Archive for February 6th, 2010

How Workplace Relationships Generates Unexpected Positives

Although it might not be the most obvious of reasons, when you spend time building relationships with the people in your team, there sometimes are those unexpected positives that come out of it.

One of the interesting points about creating useful workplace relationships is that you can’t always predict the positives it creates.

When we manage others, we enjoy the rewards that management provides. It pays better than what those we manage get and, for many, the working conditions of managers will usually be better in the main, than those people in their charge.

With this comes a role that can be isolating and distant from colleagues in their team. The levels of discipline and detachment bring penalties amending relationships such that then can seem to have barriers in place.

Yet the purpose of relationships in the workplace are such that we expect value to be created. Value in terms of performances of those who work for us, creating enhanced returns in the results we need to achieve.

Value in terms of their behaviors when they do their job; when they manage their loyalty in their attendance longevity of service with us, because of the culture that supports and encourages them. Because of the relationships you build.
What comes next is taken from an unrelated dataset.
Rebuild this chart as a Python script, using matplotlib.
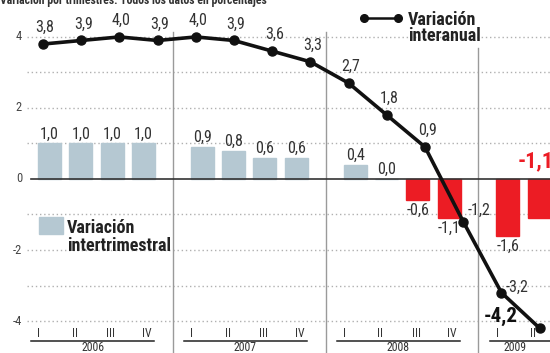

For those who manage, there can be spin-offs too. They can feel much more partnership and collaboration with the team than they might expect. This quite simply because they are prepared to make the effort to have open, honest and developmental relationships with their people, one by one.

When this happens and as long as we manage professionally and consistently, we can be taken into the group as friends as well as ‘the boss’ sometimes.

This can mean inclusion; support; being watched out for, as well as the general camaraderie that is such an important element of many workers’ lives. We can enjoy this with our people too.

Inclusion can take many forms, yet it is the smallest things that touch managers when they feel much more accepted, whilst still being able to carry out their professional role competently and delivering the results expected of them.

One of the purposes of good managers creating worthwhile relationships in the workplace, is to create an ambience where everyone – including themselves – is nurtured to fulfillment and achievement of their potential.

Once the relationships are created between everyone, even managers will find small surprises come along, And even when it’s such a small thing as a remembered birthday; a Christmas card or even a simply an occasion where someone has a humorous dig about a defeat for their football team.

This is when relationships are just right, and the effort is all worthwhile.

Workplace Relationship Building – Developing Intuition Skills

One of the most important reasons that we spend time and effort creating valuable relationships with our employees, is to get to know them well.

This can seriously enhance your sensitivities.

As we work to understand our people better, we spend time with them really finding out what they are all about. At the same time, we give up a little of ourselves too, to show that we trust them knowing more about us too. This generates a mutual respect and care for each other, slowly and surely.

As the relationship builds, the time we spend with them provides simple factual information about them and we start to feel that we know them and their lives much better.

Because the purpose of our relationship is to better support each other towards our obvious – as well as personal – goals, so the mutual trust between us is a vital component.

That understanding extends further than simply knowing the names of their kids, or where they prefer to vacation. It becomes more than about their career aspirations and their hopes and fears, as well as those areas of their capability that they worry about. Listening as they tell us provides the space and respect needed to help them share some of these difficult areas too.

As they open up to us, we start to build another picture too. A deeper purpose of the ongoing interactions we have is to know them and their character better too. Knowing this deeper – and often carefully hidden – side of them, helps us to become much better sensitized to their every day moods and behaviors.

With that inherent knowledge, we develop that sense of intuition about them to help us recognize those all-important and sometimes almost invisible signals.

Signals that really help us when we get that gut instinct that provides us with much more about them and what they are about right now. More of the ‘who’ they are today, than simply the ‘what’ that comes across when we know them less well.

One of the key reasons about building relationships is that we are there to work ever more closely with our team members, always for mutual benefit. By having heightened senses about what they are feeling, we can work more closely again, by showing them that we notice, even when there is nothing overtly to see or hear.

And when we are able to do that, it’s amazing how the relationship is strengthened even more again, leading to added value to the time spent in initially building the bonds between us, for both our sakes.

Creating new purpose to the developing relationships we are forging closely between us.